AIM
Each line from the top of the listing through the one holding "const yTicksA = [0, 0.02, 0.04, 0.06, 0.08, 0.10, 0.12];" should be restated word for word, with nothing added and no pictures.

DATA BLOCK
═══

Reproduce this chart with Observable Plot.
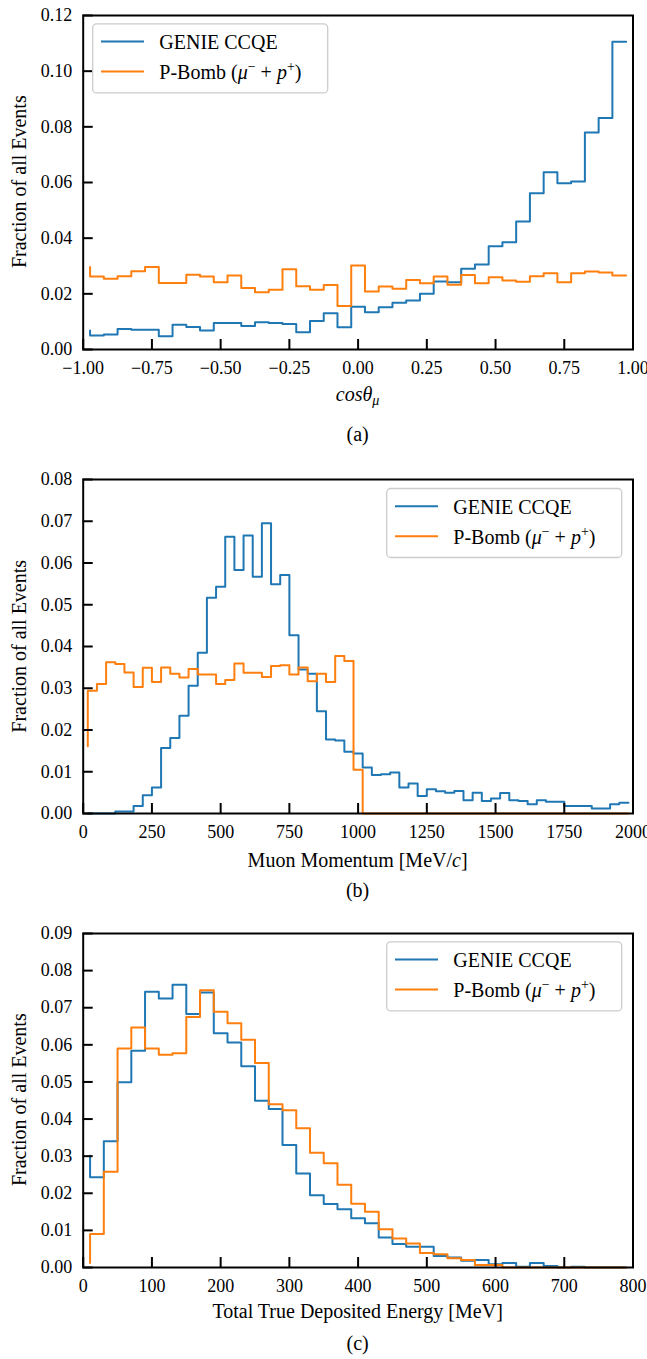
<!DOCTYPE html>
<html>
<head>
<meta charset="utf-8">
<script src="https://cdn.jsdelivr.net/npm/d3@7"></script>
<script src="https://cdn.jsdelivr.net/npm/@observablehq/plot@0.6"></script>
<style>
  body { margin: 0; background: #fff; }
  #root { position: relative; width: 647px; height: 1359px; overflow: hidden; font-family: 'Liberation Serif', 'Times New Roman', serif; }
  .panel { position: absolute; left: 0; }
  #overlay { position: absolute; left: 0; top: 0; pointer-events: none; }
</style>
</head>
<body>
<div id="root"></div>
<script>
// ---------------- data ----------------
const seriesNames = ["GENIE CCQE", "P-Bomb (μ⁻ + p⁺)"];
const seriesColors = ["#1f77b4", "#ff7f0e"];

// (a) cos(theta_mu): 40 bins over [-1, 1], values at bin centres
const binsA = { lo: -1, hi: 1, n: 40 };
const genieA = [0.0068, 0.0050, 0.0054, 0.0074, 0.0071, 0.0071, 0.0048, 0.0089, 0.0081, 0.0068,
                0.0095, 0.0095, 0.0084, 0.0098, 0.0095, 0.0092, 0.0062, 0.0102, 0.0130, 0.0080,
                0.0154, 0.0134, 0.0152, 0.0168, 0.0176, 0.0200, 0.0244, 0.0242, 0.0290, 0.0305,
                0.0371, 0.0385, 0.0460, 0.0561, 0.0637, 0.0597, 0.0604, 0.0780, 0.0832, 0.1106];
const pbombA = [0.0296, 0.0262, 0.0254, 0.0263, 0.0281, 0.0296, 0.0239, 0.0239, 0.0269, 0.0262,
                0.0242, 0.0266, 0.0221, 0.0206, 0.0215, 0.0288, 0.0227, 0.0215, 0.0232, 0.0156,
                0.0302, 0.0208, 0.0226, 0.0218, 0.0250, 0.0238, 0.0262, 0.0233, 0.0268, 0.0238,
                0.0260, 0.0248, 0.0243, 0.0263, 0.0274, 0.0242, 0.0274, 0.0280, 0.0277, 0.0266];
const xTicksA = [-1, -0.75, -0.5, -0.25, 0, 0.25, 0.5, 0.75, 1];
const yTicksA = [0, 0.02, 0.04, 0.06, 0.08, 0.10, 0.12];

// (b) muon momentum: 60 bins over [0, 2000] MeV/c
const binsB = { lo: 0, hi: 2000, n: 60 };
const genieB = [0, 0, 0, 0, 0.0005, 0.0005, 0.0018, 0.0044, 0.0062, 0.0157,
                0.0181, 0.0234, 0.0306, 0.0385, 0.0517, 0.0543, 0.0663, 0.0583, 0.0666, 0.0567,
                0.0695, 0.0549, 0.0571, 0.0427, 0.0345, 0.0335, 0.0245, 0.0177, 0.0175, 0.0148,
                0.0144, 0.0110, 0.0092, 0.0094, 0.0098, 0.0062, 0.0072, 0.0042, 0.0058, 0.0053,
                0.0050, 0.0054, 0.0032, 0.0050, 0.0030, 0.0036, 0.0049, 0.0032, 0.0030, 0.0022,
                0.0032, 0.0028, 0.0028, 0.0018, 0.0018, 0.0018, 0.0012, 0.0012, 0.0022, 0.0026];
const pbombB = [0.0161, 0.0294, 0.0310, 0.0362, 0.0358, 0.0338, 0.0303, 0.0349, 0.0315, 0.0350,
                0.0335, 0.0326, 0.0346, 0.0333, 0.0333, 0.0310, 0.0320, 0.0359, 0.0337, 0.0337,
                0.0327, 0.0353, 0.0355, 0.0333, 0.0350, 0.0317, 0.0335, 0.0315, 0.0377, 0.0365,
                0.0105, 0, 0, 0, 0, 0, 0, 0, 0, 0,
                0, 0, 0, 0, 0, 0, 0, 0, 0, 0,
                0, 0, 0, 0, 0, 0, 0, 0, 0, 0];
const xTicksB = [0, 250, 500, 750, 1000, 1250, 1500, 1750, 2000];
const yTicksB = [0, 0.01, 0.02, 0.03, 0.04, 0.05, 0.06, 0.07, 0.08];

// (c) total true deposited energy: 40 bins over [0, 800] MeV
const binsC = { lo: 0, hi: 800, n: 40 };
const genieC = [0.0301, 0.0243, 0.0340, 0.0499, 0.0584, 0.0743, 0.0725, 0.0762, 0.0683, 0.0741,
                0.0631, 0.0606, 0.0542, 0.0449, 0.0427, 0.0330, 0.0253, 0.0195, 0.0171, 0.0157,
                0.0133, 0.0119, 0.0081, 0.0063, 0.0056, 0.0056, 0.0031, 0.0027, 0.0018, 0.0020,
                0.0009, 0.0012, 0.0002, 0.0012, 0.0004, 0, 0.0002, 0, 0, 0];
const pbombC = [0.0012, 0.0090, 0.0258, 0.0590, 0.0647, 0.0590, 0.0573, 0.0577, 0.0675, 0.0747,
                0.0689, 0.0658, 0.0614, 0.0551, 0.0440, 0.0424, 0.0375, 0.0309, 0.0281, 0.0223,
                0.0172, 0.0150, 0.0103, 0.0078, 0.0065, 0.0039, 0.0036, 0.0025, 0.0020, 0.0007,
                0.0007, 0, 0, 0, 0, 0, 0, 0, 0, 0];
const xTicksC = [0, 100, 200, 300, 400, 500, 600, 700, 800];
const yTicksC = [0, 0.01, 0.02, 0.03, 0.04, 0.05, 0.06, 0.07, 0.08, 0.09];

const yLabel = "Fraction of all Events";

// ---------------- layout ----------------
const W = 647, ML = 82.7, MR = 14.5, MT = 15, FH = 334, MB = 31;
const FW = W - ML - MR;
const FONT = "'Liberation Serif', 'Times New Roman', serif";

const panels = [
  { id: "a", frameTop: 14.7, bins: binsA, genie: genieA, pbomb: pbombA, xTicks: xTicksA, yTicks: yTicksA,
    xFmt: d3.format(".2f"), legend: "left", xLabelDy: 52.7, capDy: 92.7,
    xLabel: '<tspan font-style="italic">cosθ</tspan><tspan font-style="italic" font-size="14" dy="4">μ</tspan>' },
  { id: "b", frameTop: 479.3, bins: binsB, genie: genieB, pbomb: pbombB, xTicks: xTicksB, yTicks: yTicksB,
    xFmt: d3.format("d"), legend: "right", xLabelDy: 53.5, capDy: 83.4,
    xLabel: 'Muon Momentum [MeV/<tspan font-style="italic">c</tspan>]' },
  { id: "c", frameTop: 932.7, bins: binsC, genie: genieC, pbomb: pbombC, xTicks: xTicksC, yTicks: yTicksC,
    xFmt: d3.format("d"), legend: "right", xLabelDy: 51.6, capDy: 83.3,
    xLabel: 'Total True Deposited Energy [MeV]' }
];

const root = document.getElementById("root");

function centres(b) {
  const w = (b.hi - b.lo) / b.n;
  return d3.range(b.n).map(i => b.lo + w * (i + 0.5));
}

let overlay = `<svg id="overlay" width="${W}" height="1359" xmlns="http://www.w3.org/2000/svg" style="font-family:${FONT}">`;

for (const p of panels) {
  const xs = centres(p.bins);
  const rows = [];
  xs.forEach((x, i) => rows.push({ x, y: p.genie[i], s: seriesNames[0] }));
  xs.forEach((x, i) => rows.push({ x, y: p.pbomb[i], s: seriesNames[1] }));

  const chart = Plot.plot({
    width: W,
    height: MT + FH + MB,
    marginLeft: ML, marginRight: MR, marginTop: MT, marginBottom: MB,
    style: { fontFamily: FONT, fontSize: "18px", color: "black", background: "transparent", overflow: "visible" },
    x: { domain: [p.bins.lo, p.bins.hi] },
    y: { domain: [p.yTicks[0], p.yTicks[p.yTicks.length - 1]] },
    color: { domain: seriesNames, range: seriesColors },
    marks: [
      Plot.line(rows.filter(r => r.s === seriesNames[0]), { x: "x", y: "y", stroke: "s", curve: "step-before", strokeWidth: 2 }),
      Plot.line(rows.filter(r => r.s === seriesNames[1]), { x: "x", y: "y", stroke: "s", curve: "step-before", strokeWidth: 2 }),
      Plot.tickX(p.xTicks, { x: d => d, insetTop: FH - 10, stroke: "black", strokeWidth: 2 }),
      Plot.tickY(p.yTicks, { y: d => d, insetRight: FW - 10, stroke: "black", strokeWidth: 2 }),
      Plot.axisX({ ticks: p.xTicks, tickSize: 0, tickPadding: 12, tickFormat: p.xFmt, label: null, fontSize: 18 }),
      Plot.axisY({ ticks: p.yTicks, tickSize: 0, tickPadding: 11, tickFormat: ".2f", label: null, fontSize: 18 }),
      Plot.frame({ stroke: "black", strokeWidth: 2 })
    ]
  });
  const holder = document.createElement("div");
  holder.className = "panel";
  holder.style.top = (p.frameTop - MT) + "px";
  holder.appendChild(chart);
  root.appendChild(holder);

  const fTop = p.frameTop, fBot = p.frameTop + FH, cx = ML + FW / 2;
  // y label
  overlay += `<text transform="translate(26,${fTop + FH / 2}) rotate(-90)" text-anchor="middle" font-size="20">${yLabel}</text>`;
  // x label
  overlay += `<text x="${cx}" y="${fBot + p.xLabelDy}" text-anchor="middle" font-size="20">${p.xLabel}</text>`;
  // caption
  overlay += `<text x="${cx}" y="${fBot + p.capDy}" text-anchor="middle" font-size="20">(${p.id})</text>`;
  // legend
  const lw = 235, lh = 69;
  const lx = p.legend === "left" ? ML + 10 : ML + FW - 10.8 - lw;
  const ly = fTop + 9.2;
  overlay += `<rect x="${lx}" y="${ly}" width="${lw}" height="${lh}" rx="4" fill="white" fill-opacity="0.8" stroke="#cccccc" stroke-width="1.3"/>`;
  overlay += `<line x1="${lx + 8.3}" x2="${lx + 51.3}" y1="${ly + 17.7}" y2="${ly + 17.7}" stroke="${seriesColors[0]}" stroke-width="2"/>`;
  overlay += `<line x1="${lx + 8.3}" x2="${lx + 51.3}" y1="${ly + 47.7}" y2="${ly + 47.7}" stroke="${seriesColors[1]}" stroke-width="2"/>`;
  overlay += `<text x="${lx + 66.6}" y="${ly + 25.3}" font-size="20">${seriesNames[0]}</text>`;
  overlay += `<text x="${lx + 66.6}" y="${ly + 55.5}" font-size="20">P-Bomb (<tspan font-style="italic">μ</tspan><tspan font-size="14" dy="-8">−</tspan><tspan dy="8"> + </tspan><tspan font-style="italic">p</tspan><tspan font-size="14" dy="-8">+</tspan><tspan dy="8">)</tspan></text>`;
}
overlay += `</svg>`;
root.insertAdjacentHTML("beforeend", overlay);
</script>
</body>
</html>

═══

SOLUTION TO THE EXERCISE
Reproduce this chart with Observable Plot.
<!DOCTYPE html>
<html>
<head>
<meta charset="utf-8">
<script src="https://cdn.jsdelivr.net/npm/d3@7"></script>
<script src="https://cdn.jsdelivr.net/npm/@observablehq/plot@0.6"></script>
<style>
  body { margin: 0; background: #fff; }
  #root { position: relative; width: 647px; height: 1359px; overflow: hidden; font-family: 'Liberation Serif', 'Times New Roman', serif; }
  .panel { position: absolute; left: 0; }
  #overlay { position: absolute; left: 0; top: 0; pointer-events: none; }
</style>
</head>
<body>
<div id="root"></div>
<script>
// ---------------- data ----------------
const seriesNames = ["GENIE CCQE", "P-Bomb (μ⁻ + p⁺)"];
const seriesColors = ["#1f77b4", "#ff7f0e"];

// (a) cos(theta_mu): 40 bins over [-1, 1], values at bin centres
const binsA = { lo: -1, hi: 1, n: 40 };
const genieA = [0.0068, 0.0050, 0.0054, 0.0074, 0.0071, 0.0071, 0.0048, 0.0089, 0.0081, 0.0068,
                0.0095, 0.0095, 0.0084, 0.0098, 0.0095, 0.0092, 0.0062, 0.0102, 0.0130, 0.0080,
                0.0154, 0.0134, 0.0152, 0.0168, 0.0176, 0.0200, 0.0244, 0.0242, 0.0290, 0.0305,
                0.0371, 0.0385, 0.0460, 0.0561, 0.0637, 0.0597, 0.0604, 0.0780, 0.0832, 0.1106];
const pbombA = [0.0296, 0.0262, 0.0254, 0.0263, 0.0281, 0.0296, 0.0239, 0.0239, 0.0269, 0.0262,
                0.0242, 0.0266, 0.0221, 0.0206, 0.0215, 0.0288, 0.0227, 0.0215, 0.0232, 0.0156,
                0.0302, 0.0208, 0.0226, 0.0218, 0.0250, 0.0238, 0.0262, 0.0233, 0.0268, 0.0238,
                0.0260, 0.0248, 0.0243, 0.0263, 0.0274, 0.0242, 0.0274, 0.0280, 0.0277, 0.0266];
const xTicksA = [-1, -0.75, -0.5, -0.25, 0, 0.25, 0.5, 0.75, 1];
const yTicksA = [0, 0.02, 0.04, 0.06, 0.08, 0.10, 0.12];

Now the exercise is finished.